С неоднократно упоминавшимся мною Псково-Печерским монастырем связан важный эпизод моей жизни, произошедший во второй половине августа 1977 года. Начну с того, что после первого визита в Печоры в июле 1976 какая-то сила вновь и вновь тянула меня обратно в этот монастырь. Поэтому еще в январе 1977 года я отправлялся на зимние каникулы с тайной мечтой вновь посетить Печоры. Это мне удалось, хотя и каким-то необычным способом. Мы с моим однокурсником Андреем Сазоновым и девушкой, тоже студенткой физфака, по имени Саша, отправились в Ленинград. В тот же день (29 января), оставив Сашу с Андреем, я купил билет на автобус Ленинград-Печоры и отбыл в монастырь. Приехал я в Печоры уже поздно вечером и сразу пошел в монастырский храм на вечернюю службу. Ее совершал наместник – архимандрит Гавриил с братией. Была суббота, и на всенощной читали Евангелие: «Симоне Ионин, любиши ли Мя? Паси овцы Моя и т.д.» (одиннадцатое воскресное евангельское чтение). Торжественность монастырской службы именно в тот раз произвела на меня огромное впечатление, может быть оттого, что я перед этим на протяжении восьми часов созерцал из окна автобуса унылый зимний пейзаж.
Та зимняя поездка в Печоры может показаться безумием, но для меня это и по сей день одно из наиболее ярких и светлых воспоминаний. В тот приезд я очень хотел снова увидеть отца Иоанна Крестьянкина и побеседовать с ним. Я также хотел подарить ему машинописный экземпляр статьи о. Павла Флоренского "Итоги". Но на следующий день я так и не дождался окончания воскресной службы, так как мне надо было возвращаться в Ленинград и искать себе там ночлег (я по плану должен был остановиться у ленинградского психолога Александра Панасюка, который принимал участие в некоем научном проекте вместе с моим отцом).
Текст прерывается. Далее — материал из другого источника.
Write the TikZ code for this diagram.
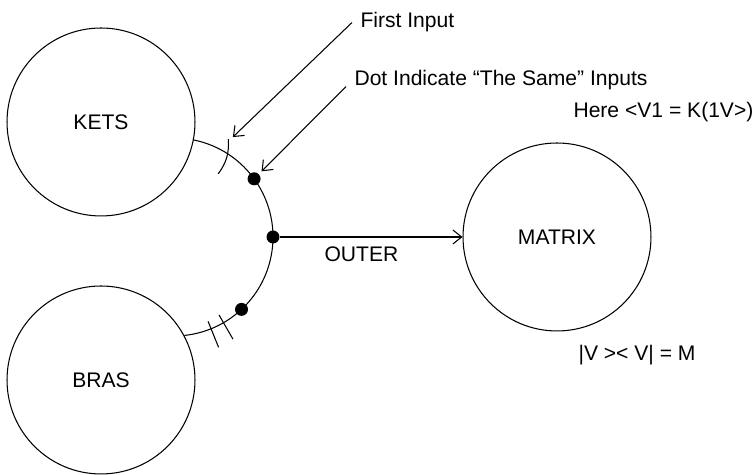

Третий раз я посетил Печоры в августе 1977. Из дому я отбыл со скандалом, так как родители не хотели, чтобы я ехал в монастырь. По приезде меня поселили с прочими паломниками в общежитии, расположенном на территории монастыря. В основном, я работал на стройке, но иногда мне давали и другие поручения, например, не пускать экскурсантов в храм во время богослужения. Это задание я исполнял на пару с необыкновенно злобным человеком, по имени Александр, который использовал вверенную ему миссию «церковного дружинника» для того, чтобы своим хамским поведением дискредитировать церковь в глазах бесправных и оболваненных атеистической пропагандой туристов. Общение с "рабом Божиим" Александром было для меня чрезвычайно мучительным. Кроме того, я был очень разочарован тем, что не застал в Печорах Марию Дмитриевну (она, как позднее выяснилось, поехала в Елгаву к о. Тавриону). От разочарования ли, или от тяжелой работы на стройке, или от переживаний, вызванных конфликтом с родителями, я заболел. Четыре дня я лежал с высокой температурой; монастырский доктор, о. Константин, выдал мне таблетки сульфадимезина, на которые у меня началась аллергия, и я покрылся сыпью. На пятый день приехал мой отец, привез красную икру, лимоны, кофе (во время болезни я мечтал о кофе с лимоном, который в свое время часто заказывал в буфете ВГБИЛ). Надо сказать, что от былой ссоры не осталось и следа. В тот же день отец увез меня из монастыря. Позже я узнал от него, что он имел беседу с наместником, и тот повел себя крайне нелюбезно, сказав: «Шляются тут всякие, заразу разносят» (Сообщаю об этой беседе со слов своего отца). До Пскова мы добрались на такси, а оттуда самолетом в Москву с промежуточной посадкой в Великих Луках. Дома я стал быстро поправляться; врачи диагностировали «тяжелый бронхит»; не исключено, что он мог при неправильном лечении перейти в пневмонию.